Joey Balthazor’s path to studying business law at Mitchell Hamline grew out of his passion for sports.
Balthazor, who grew up in a suburb of Milwaukee, played as a linebacker for the University of Minnesota Golden Gophers football team from 2009 to 2012. After earning his undergrad degree in economics, he went on to get a master’s degree in sports management from the U of M.
During a summer internship with a California-based sports agency, he realized he was fascinated with not just the business of sports but the intersection of business and the law.
“What I found was that I enjoyed the advising and the negotiation side of the agents’ work,” Balthazor said. “Getting in the trenches with the parties, trying to figure out what happened in a dispute, and trying to solve it. That’s where my interest in business came about.”
Balthazor saw getting a Juris Doctor as his best way into the business world. He feels he found the right combination of law training and business experience in Mitchell Hamline’s Center for Law and Business.
The center’s rigorous coursework intertwines business law, ethics, research, writing and problem solving in the classroom with real-world experience in the business and legal world. It prepares students for a wide range of careers in business law and even sets them off on the right foot toward starting and running their own business.
“It’s taking someone who has the legal skills and then adding all the business skills in law school so they graduate with both,” Balthazor explained. “The center does a great job of connecting students with people out in the business world so they can go out and get that business acumen. Then students can take what we learned in the classroom and translate it to the field.”

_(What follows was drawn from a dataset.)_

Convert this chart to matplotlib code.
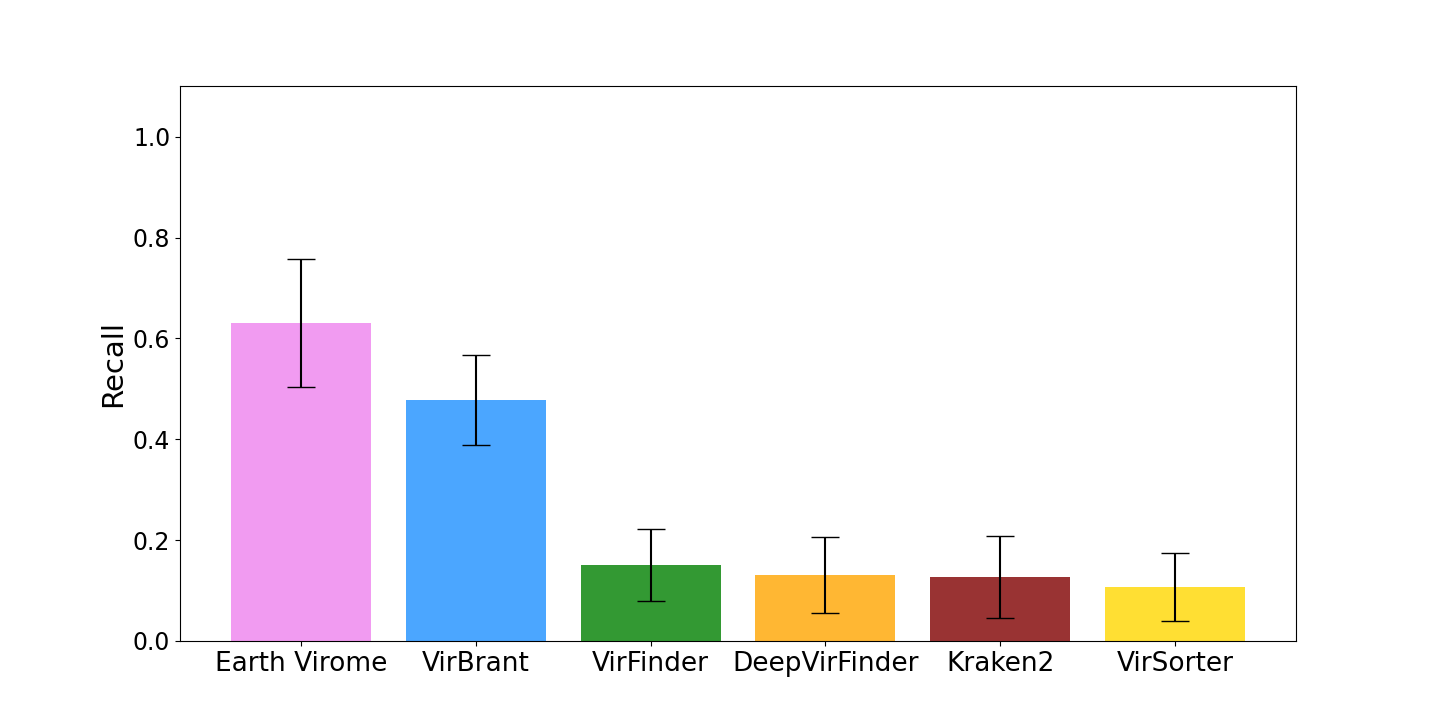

Balthazor’s own in-the-field experience came during an externship with Jeffrey O’Brien, an attorney with the Minneapolis firm Lommen Abdo. O’Brien is known for helping craft breweries and distilleries with their specific legal and business needs. Balthazor said the externship gave him an inside look at how attorneys can help businesses succeed.
“Lawyers possess the tools and skills that really set us up to be successful in the business world,” he said. “Whether it’s starting our own company, being a founder and CEO, advising clients who are in the business world, or being a vice president of a company.”
That experience was on Balthazor’s mind when he became the symposium editor for Volume 43 of the Mitchell Hamline Law Review. The symposium – “Lawyers as business leaders: the unique skills, knowledge, and perspective of a legal education” – will be held March 22 at Able Seedhouse + Brewery in Minneapolis. It will include panel discussions covering, appropriately enough, craft beer law in Minnesota, as well as crowd-based funding, recruiting for short-term legal employment, and a wider discussion around the benefits that lawyers, and legal education, bring to the business world.
After he graduates from Mitchell Hamline in the spring, Balthazor will clerk at the Minnesota Court of Appeals for a year. Then he’ll join Briggs and Morgan, where he plans to put his legal and business training to work in the firm’s business litigation group.